If a variable line $$3x + 4y - \lambda = 0$$ is such that the two circles $$x^2 + y^2 - 2x - 2y + 1 = 0$$ and $$x^2 + y^2 - 18x - 2y + 78 = 0$$ are on its opposite sides, then the set of all values of $$\lambda$$ is the interval:

We have the family of straight lines given by $$3x+4y-\lambda=0.$$ To decide whether the two given circles lie on opposite sides of any one member of this family, we proceed in three clear stages: first locate the centres of the circles, next examine the sign of the linear expression at those centres, and finally make sure that the whole of each circle (and not merely its centre) remains on one side of the line.

The first circle is

$$x^{2}+y^{2}-2x-2y+1=0.$$

Writing it in the completed-square form,

$$x^{2}-2x+1+y^{2}-2y+1=1-1,$$ $$\bigl(x-1\bigr)^{2}+\bigl(y-1\bigr)^{2}=1.$$ So its centre is $$C_{1}(1,1)$$ and its radius is $$r_{1}=1.$$

The second circle is

$$x^{2}+y^{2}-18x-2y+78=0.$$

Again completing the squares,

$$x^{2}-18x+81+y^{2}-2y+1 = -78+81+1,$$ $$\bigl(x-9\bigr)^{2}+\bigl(y-1\bigr)^{2}=4.$$ Hence its centre is $$C_{2}(9,1)$$ and its radius is $$r_{2}=2.$$

For any point $$(x_{0},y_{0})$$ the signed value of the linear expression is simply $$S(x_{0},y_{0})=3x_{0}+4y_{0}-\lambda.$$

Evaluating this at the two centres gives

$$S_{1}=S(C_{1}) = 3\cdot1 + 4\cdot1 - \lambda = 7-\lambda,$$ $$S_{2}=S(C_{2}) = 3\cdot9 + 4\cdot1 - \lambda = 31-\lambda.$$

For the two centres to be on opposite sides of the line, these signed values must have opposite signs, i.e.
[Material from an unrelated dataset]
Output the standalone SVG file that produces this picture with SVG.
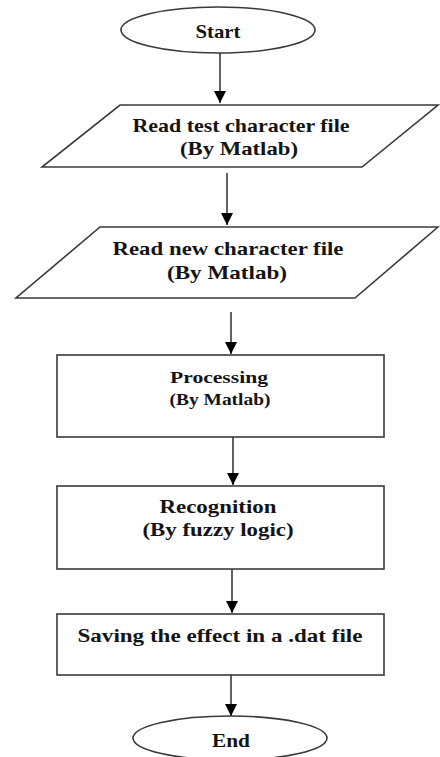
<svg xmlns="http://www.w3.org/2000/svg" width="440" height="757" viewBox="0 0 440 757">
<style>
.shape{fill:#fff;stroke:#3a3a3a;stroke-width:1.6}
.t{font-family:"Liberation Serif","Times New Roman",serif;font-weight:bold;font-size:19px;fill:#141414;text-anchor:middle}
.s{font-size:17px}
.c{stroke:#3a3a3a;stroke-width:1.6;fill:none}
</style>
<defs>
<marker id="ah" viewBox="0 0 12 12" refX="12" refY="6" markerWidth="12" markerHeight="12" markerUnits="userSpaceOnUse" orient="auto">
<path d="M0,0 L12,6 L0,12 Z" fill="#000"/>
</marker>
</defs>
<rect width="440" height="757" fill="#fff"/>
<g id="connectors">
<line class="c" x1="220" y1="53" x2="220" y2="103" marker-end="url(#ah)"/>
<line class="c" x1="227" y1="173" x2="227" y2="225" marker-end="url(#ah)"/>
<line class="c" x1="231" y1="312" x2="231" y2="354" marker-end="url(#ah)"/>
<line class="c" x1="233" y1="437" x2="233" y2="485" marker-end="url(#ah)"/>
<line class="c" x1="232" y1="569" x2="232" y2="613" marker-end="url(#ah)"/>
<line class="c" x1="231" y1="675" x2="231" y2="716" marker-end="url(#ah)"/>
</g>
<g id="start">
<ellipse class="shape" cx="218" cy="30" rx="97" ry="23"/>
<text class="t" x="218" y="38" textLength="45" lengthAdjust="spacingAndGlyphs">Start</text>
</g>
<g id="read-test">
<polygon class="shape" points="120,105 438,105 362,167 42,167"/>
<text class="t" x="241" y="132" textLength="217" lengthAdjust="spacingAndGlyphs">Read test character file</text>
<text class="t" x="239" y="155" textLength="118" lengthAdjust="spacingAndGlyphs">(By Matlab)</text>
</g>
<g id="read-new">
<polygon class="shape" points="100,227 438,227 355,298 16,298"/>
<text class="t" x="228" y="255" textLength="231" lengthAdjust="spacingAndGlyphs">Read new character file</text>
<text class="t" x="227" y="279" textLength="120" lengthAdjust="spacingAndGlyphs">(By Matlab)</text>
</g>
<g id="processing">
<rect class="shape" x="57" y="355" width="327" height="82"/>
<text class="t s" x="219" y="383" textLength="98" lengthAdjust="spacingAndGlyphs">Processing</text>
<text class="t s" x="220" y="405" textLength="101" lengthAdjust="spacingAndGlyphs">(By Matlab)</text>
</g>
<g id="recognition">
<rect class="shape" x="57" y="486" width="327" height="83"/>
<text class="t" x="218" y="513" textLength="117" lengthAdjust="spacingAndGlyphs">Recognition</text>
<text class="t" x="218" y="536" textLength="151" lengthAdjust="spacingAndGlyphs">(By fuzzy logic)</text>
</g>
<g id="saving">
<rect class="shape" x="57" y="614" width="327" height="61"/>
<text class="t" x="220" y="642" textLength="285" lengthAdjust="spacingAndGlyphs">Saving the effect in a .dat file</text>
</g>
<g id="end">
<ellipse class="shape" cx="230" cy="738" rx="97" ry="22"/>
<text class="t" x="231" y="747" textLength="38" lengthAdjust="spacingAndGlyphs">End</text>
</g>
</svg>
$$(7-\lambda)(31-\lambda)\lt 0.$$

The quadratic expression above changes sign exactly at its roots $$\lambda=7$$ and $$\lambda=31.$$ Since its leading coefficient is positive, the product is negative strictly between the roots. Therefore

$$7\lt \lambda\lt 31. \quad -(1)$$

However, the condition that the entire circle lies on one side of the line is a little stronger than the mere condition on its centre. The perpendicular distance of a point $$(x_{0},y_{0})$$ from the line $$3x+4y-\lambda=0$$ is, by the distance formula,

$$d=\frac{|3x_{0}+4y_{0}-\lambda|}{\sqrt{3^{2}+4^{2}}}= \frac{|3x_{0}+4y_{0}-\lambda|}{5}.$$

For the whole of each circle to be on one side, we must have

$$d\;\ge\;\text{radius}.$$

Applying this to the first circle:

$$\frac{|7-\lambda|}{5}\;\ge\;1 \quad\Longrightarrow\quad |7-\lambda|\;\ge\;5.$$

Since (1) already tells us $$\lambda\gt 7$$, the absolute value can be dropped in favour of the positive branch:

$$\lambda-7\;\ge\;5 \quad\Longrightarrow\quad \lambda\;\ge\;12. \quad -(2)$$

Now apply the distance condition to the second circle:

$$\frac{|31-\lambda|}{5}\;\ge\;2 \quad\Longrightarrow\quad |31-\lambda|\;\ge\;10.$$

Because (1) also gives $$\lambda\lt 31$$, the absolute value resolves to the positive quantity $$(31-\lambda)$$, giving

$$31-\lambda\;\ge\;10 \quad\Longrightarrow\quad \lambda\;\le\;21. \quad -(3)$$

Combining the three requirements (1), (2) and (3) we obtain

$$12\;\le\;\lambda\;\le\;21.$$

Thus the permissible set of $$\lambda$$ values is the closed interval $$[12,\,21].$$

Hence, the correct answer is Option C.